Saturday, April 08, 2006

Declassification or Leak

I suppose I'm confused. Not an unusual circumstance with respect to the logic of politics.
PRESIDENT BUSH was emphatic in July 2003: ''If somebody did leak classified information, I'd like to know it, and we'll take the appropriate action." According to a federal prosecutor this week, the president himself authorized the leaking of classified CIA material. This whole affair cries out for a congressional investigation into the leak, and also into the broader question of how President Bush and Vice President Cheney used intelligence to draw the United States into war with Iraq.
So here's my questions:
If the President can't declassify and reveal information, who can?
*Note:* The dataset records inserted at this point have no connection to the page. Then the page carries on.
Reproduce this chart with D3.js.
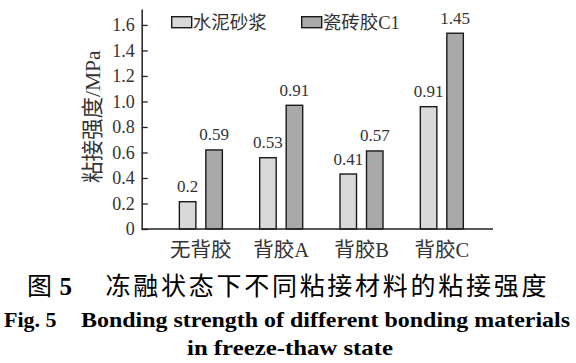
<!DOCTYPE html>
<html>
<head>
<meta charset="utf-8">
<script src="https://cdn.jsdelivr.net/npm/d3@7/dist/d3.min.js"></script>
<style>
	body { margin: 0; background: #fff; }
	svg { display: block; }
	.chart-text { font-family: "Liberation Serif", "Noto Sans CJK SC", serif; fill: #333; }
</style>
</head>
<body>
<script>
// - data -

var categories = ['无背胶', '背胶A', '背胶B', '背胶C'];
var seriesNames = ['水泥砂浆', '瓷砖胶C1'];
// bar heights as drawn in the figure
var mortarValues = [0.214, 0.559, 0.431, 0.959];
var tileGlueValues = [0.62, 0.97, 0.612, 1.535];
// printed value labels
var mortarLabels = ['0.2', '0.53', '0.41', '0.91'];
var tileGlueLabels = ['0.59', '0.91', '0.57', '1.45'];
var yTicks = [0, 0.2, 0.4, 0.6, 0.8, 1.0, 1.2, 1.4, 1.6];

var seriesFill = ['#d9d9d9', '#a9a9a9'];

// - global -

var width = 576;
var height = 363;

var svg = d3.select('body').append('svg')
	.attr('width', width)
	.attr('height', height);

var plot = {
	left: 141.7,
	right: 493,
	top: 9,
	bottom: 229
};

var y = d3.scaleLinear()
	.domain([0, 1.725])
	.range([plot.bottom, plot.top]);

var x0 = d3.scaleBand()
	.domain(categories)
	.range([plot.left + 19, plot.right - 11]);

var x1 = d3.scaleBand()
	.domain([0, 1])
	.range([x0.bandwidth() / 2 - 21.5, x0.bandwidth() / 2 + 21.5])
	.paddingInner(0.377);

// - bars -

var rows = categories.map(function(c, i) {
	return [
		{ cat: c, s: 0, value: mortarValues[i], label: mortarLabels[i] },
		{ cat: c, s: 1, value: tileGlueValues[i], label: tileGlueLabels[i] }
	];
});

var groups = svg.append('g').selectAll('g')
	.data(rows).enter()
	.append('g')
		.attr('transform', function(d, i) { return 'translate(' + x0(categories[i]) + ',0)'; });

groups.selectAll('rect')
	.data(function(d) { return d; }).enter()
	.append('rect')
		.attr('x', function(d) { return x1(d.s); })
		.attr('y', function(d) { return y(d.value); })
		.attr('width', x1.bandwidth())
		.attr('height', function(d) { return y(0) - y(d.value); })
		.attr('fill', function(d) { return seriesFill[d.s]; })
		.attr('stroke', '#1a1a1a')
		.attr('stroke-width', 1.4);

groups.selectAll('text')
	.data(function(d) { return d; }).enter()
	.append('text')
		.attr('class', 'chart-text')
		.attr('x', function(d) { return x1(d.s) + x1.bandwidth() / 2; })
		.attr('y', function(d) { return y(d.value) - 9.5; })
		.attr('text-anchor', 'middle')
		.style('font-size', '17px')
		.text(function(d) { return d.label; });

// - axes -

var yAxis = svg.append('g')
	.attr('transform', 'translate(' + plot.left + ',0)')
	.call(d3.axisLeft(y)
		.tickValues(yTicks)
		.tickSizeInner(-6)
		.tickSizeOuter(0)
		.tickPadding(7)
		.tickFormat(function(d) { return d === 0 ? '0' : d3.format('.1f')(d); }));

yAxis.select('.domain').attr('stroke', '#222').attr('stroke-width', 1.5);
yAxis.selectAll('.tick line').attr('stroke', '#222').attr('stroke-width', 1.3);
yAxis.selectAll('.tick text')
	.attr('class', 'chart-text')
	.style('font-size', '18px');

svg.append('line')
	.attr('x1', plot.left)
	.attr('x2', plot.right)
	.attr('y1', y(0))
	.attr('y2', y(0))
	.attr('stroke', '#222')
	.attr('stroke-width', 1.5);

// category labels
svg.append('g').selectAll('text')
	.data(categories).enter()
	.append('text')
		.attr('class', 'chart-text')
		.attr('x', function(d) { return x0(d) + x0.bandwidth() / 2; })
		.attr('y', 256.5)
		.attr('text-anchor', 'middle')
		.style('font-size', '20.5px')
		.text(function(d) { return d; });

// y title
svg.append('text')
	.attr('class', 'chart-text')
	.attr('transform', 'translate(92.5,116.7) rotate(-90)')
	.attr('text-anchor', 'middle')
	.attr('dominant-baseline', 'central')
	.style('font-size', '21.5px')
	.text('粘接强度/MPa');

// - legend -

var legendX = [171.7, 301.7];
var legend = svg.append('g').selectAll('g')
	.data(seriesNames).enter()
	.append('g')
		.attr('transform', function(d, i) { return 'translate(' + legendX[i] + ',16.7)'; });

legend.append('rect')
	.attr('width', 20)
	.attr('height', 11)
	.attr('fill', function(d, i) { return seriesFill[i]; })
	.attr('stroke', '#1a1a1a')
	.attr('stroke-width', 1.4);

legend.append('text')
	.attr('class', 'chart-text')
	.attr('x', 21)
	.attr('y', 11.8)
	.style('font-size', '18.5px')
	.text(function(d) { return d; });

// - caption -

var cap = svg.append('g');

cap.append('text')
	.attr('x', 27)
	.attr('y', 295)
	.style('font-family', '"Noto Sans CJK SC", sans-serif')
	.style('font-size', '25px')
	.text('图');

cap.append('text')
	.attr('x', 59.5)
	.attr('y', 295)
	.style('font-family', '"Liberation Serif", serif')
	.style('font-weight', 'bold')
	.style('font-size', '25px')
	.text('5');

cap.append('text')
	.attr('x', 105.5)
	.attr('y', 295)
	.attr('textLength', 441)
	.attr('lengthAdjust', 'spacing')
	.style('font-family', '"Noto Sans CJK SC", sans-serif')
	.style('font-size', '25px')
	.text('冻融状态下不同粘接材料的粘接强度');

cap.append('text')
	.attr('x', 4)
	.attr('y', 327)
	.style('font-family', '"Liberation Serif", serif')
	.style('font-weight', 'bold')
	.style('font-size', '22px')
	.text('Fig. 5');

cap.append('text')
	.attr('x', 81)
	.attr('y', 327)
	.attr('textLength', 489)
	.attr('lengthAdjust', 'spacingAndGlyphs')
	.style('font-family', '"Liberation Serif", serif')
	.style('font-weight', 'bold')
	.style('font-size', '22px')
	.text('Bonding strength of different bonding materials');

cap.append('text')
	.attr('x', 290)
	.attr('y', 355)
	.attr('text-anchor', 'middle')
	.attr('textLength', 206)
	.attr('lengthAdjust', 'spacingAndGlyphs')
	.style('font-family', '"Liberation Serif", serif')
	.style('font-weight', 'bold')
	.style('font-size', '22px')
	.text('in freeze-thaw state');
</script>
</body>
</html>
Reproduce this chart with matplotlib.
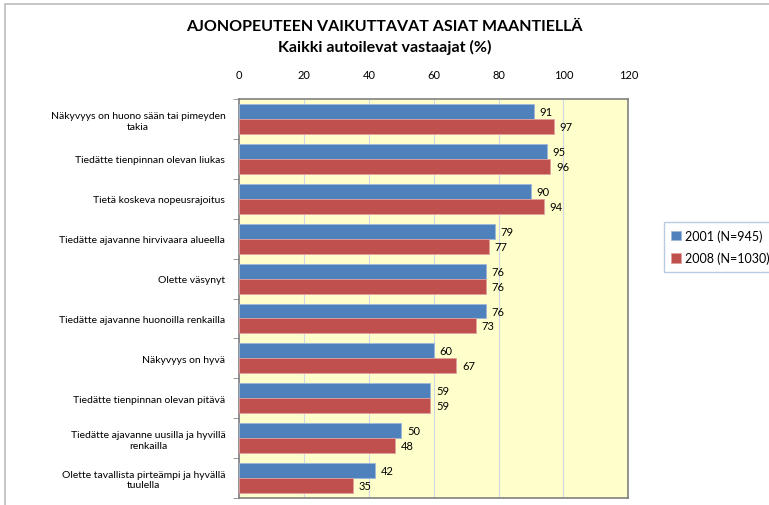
import matplotlib.pyplot as plt
import numpy as np

plt.rcParams['font.family'] = ['Lato', 'DejaVu Sans']

# data
categories = ['Näkyvyys on huono sään tai pimeyden\ntakia',
              'Tiedätte tienpinnan olevan liukas',
              'Tietä koskeva nopeusrajoitus',
              'Tiedätte ajavanne hirvivaara alueella',
              'Olette väsynyt',
              'Tiedätte ajavanne huonoilla renkailla',
              'Näkyvyys on hyvä',
              'Tiedätte tienpinnan olevan pitävä',
              'Tiedätte ajavanne uusilla ja hyvillä\nrenkailla',
              'Olette tavallista pirteämpi ja hyvällä\ntuulella']
values_2001 = [91, 95, 90, 79, 76, 76, 60, 59, 50, 42]
values_2008 = [97, 96, 94, 77, 76, 73, 67, 59, 48, 35]
series_names = ['2001 (N=945)', '2008 (N=1030)']
xticks = [0, 20, 40, 60, 80, 100, 120]

fig = plt.figure(figsize=(7.69, 5.06), dpi=100)
ax = fig.add_axes([0.311, 0.014, 0.506, 0.788])

y = np.arange(len(categories))
h = 0.375
b1 = ax.barh(y - h / 2, values_2001, height=h, color='#4F81BD',
             edgecolor='#9DB9DC', linewidth=0.6, label=series_names[0], zorder=3)
b2 = ax.barh(y + h / 2, values_2008, height=h, color='#C0504D',
             edgecolor='#E0A09E', linewidth=0.6, label=series_names[1], zorder=3)
ax.bar_label(b1, padding=4, fontsize=8)
ax.bar_label(b2, padding=4, fontsize=8)

ax.set_xlim(0, 120)
ax.set_ylim(len(categories) - 0.5, -0.5)
ax.set_xticks(xticks)
ax.xaxis.tick_top()
ax.tick_params(axis='x', length=0, labelsize=8, pad=14)
ax.set_yticks(y)
ax.set_yticklabels(categories, fontsize=7.5, ha='right', multialignment='center')
ax.set_yticks(np.arange(len(categories) + 1) - 0.5, minor=True)
ax.tick_params(axis='y', which='minor', length=4, color='#888888')
ax.tick_params(axis='y', which='major', length=0, pad=10)
ax.set_facecolor('#FFFFCC')
ax.grid(axis='x', color='#D0D8E8', linewidth=0.8, zorder=0)
for s in ax.spines.values():
    s.set_color('#808080')
    s.set_linewidth(1.2)

fig.suptitle('AJONOPEUTEEN VAIKUTTAVAT ASIAT MAANTIELLÄ\nKaikki autoilevat vastaajat (%)',
             fontsize=11.5, fontweight='bold', y=0.96, linespacing=1.45)

leg = fig.legend(loc='center left', bbox_to_anchor=(0.855, 0.51), fontsize=9,
                 frameon=True, fancybox=False, handlelength=0.8, handleheight=0.8,
                 handletextpad=0.3, borderpad=0.6, labelspacing=0.8)
leg.get_frame().set_edgecolor('#A6BFDD')

fig.patches.append(plt.Rectangle((0.006, -0.1), 1.1, 1.09, transform=fig.transFigure,
                                 fill=False, edgecolor='#BBBBBB', linewidth=1.2))

fig.savefig('out.png', dpi=100)
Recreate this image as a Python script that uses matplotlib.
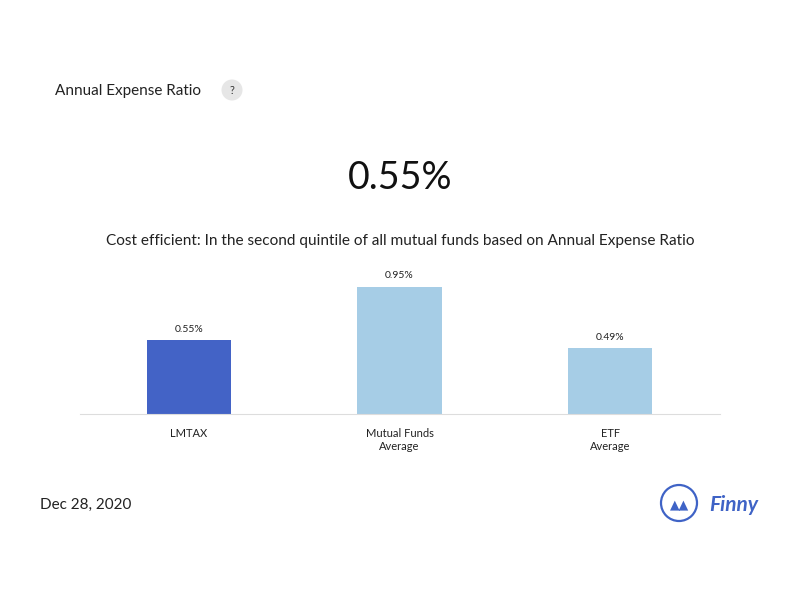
import matplotlib
matplotlib.use("Agg")
import matplotlib.pyplot as plt
from matplotlib.patches import Circle

categories = ["LMTAX", "Mutual Funds\nAverage", "ETF\nAverage"]
values = [0.55, 0.95, 0.49]
labels = ["0.55%", "0.95%", "0.49%"]
colors = ["#4363c6", "#a6cde6", "#a6cde6"]

plt.rcParams["font.family"] = "Lato"
fig = plt.figure(figsize=(8, 6), dpi=100)
W, H = 800, 600
def fx(x): return x / W
def fy(y): return 1 - y / H

fig.text(fx(55), fy(91), "Annual Expense Ratio", fontsize=11, va="center", color="#222222")
q = Circle((2.32, 6 - 0.90), 0.105, transform=fig.dpi_scale_trans,
           facecolor="#e6e6e6", edgecolor="none")
fig.patches.append(q)
fig.text(fx(232), fy(90), "?", fontsize=8, ha="center", va="center", color="#333333")
fig.text(0.5, fy(178), "0.55%", fontsize=27, ha="center", va="center", color="#111111")
fig.text(0.5, fy(241), "Cost efficient: In the second quintile of all mutual funds based on Annual Expense Ratio",
         fontsize=11.1, ha="center", va="center", color="#222222")
fig.text(fx(40), fy(505), "Dec 28, 2020", fontsize=11, va="center", color="#222222")

logo = Circle((6.79, 6 - 5.03), 0.18, transform=fig.dpi_scale_trans,
              facecolor="white", edgecolor="#3f63c6", linewidth=1.6)
fig.patches.append(logo)
fig.text(fx(680), fy(505), "\u25B2\u25B2", fontsize=9, ha="center", va="center",
         color="#3f63c6", fontfamily="DejaVu Sans")
fig.text(fx(709), fy(505), "Finny", fontsize=15, fontweight="bold", style="italic",
         va="center", color="#3f63c6")

ax = fig.add_axes([fx(80), fy(414), 640 / W, 150 / H])
x = range(len(categories))
bars = ax.bar(x, values, width=0.4, color=colors)
for b, l in zip(bars, labels):
    ax.text(b.get_x() + b.get_width() / 2, b.get_height() + 0.05, l,
            ha="center", va="bottom", fontsize=7.5, color="#222222")
ax.set_xlim(-0.517, 2.521)
ax.set_ylim(0, 1.122)
ax.set_xticks(list(x))
ax.set_xticklabels(categories, fontsize=8, color="#222222")
ax.tick_params(axis="x", length=0, pad=10)
ax.set_yticks([])
for s in ["top", "right", "left"]:
    ax.spines[s].set_visible(False)
ax.spines["bottom"].set_color("#dddddd")

fig.savefig("out.png", dpi=100)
If it's ok for non-authorized 'whistle-blowers' to illegally reveal classified information for exposure of the 'truth,' why is the President's actions viewed as wrong? Didn't that 'leak' of information actually reveal the truth of the allegations that Wilson had put forth in the MSM, in direct opposition to what he reported in classified documents to the CIA?

Then there is this:
No one is saying Bush wanted Plame's identity to be revealed, and leaks are an integral aspect of official Washington. Bush may technically not have leaked secrets since presidents apparently can declassify information at will. The disclosure that Bush plays the Washington game, however, shows his hypocrisy and ought to inhibit him from threatening newspapers that use leaks to report essential information.
Bush plays political games by the rules and is a hypocrite? Legally, he can declassify and reveal information, and I'd state that the information was in no manner "essential" to any security needs. But when the press gets illegal information, the President can't try to control the release of said information, even if it's essential to national security?

Sometimes I wonder if I'm just dense, and then I realize that it's not me, it's the morons who write these editorials.

You can go read the BoGlobe's editorial and find the rest of the factual challenges that this editor has against a setting of reality.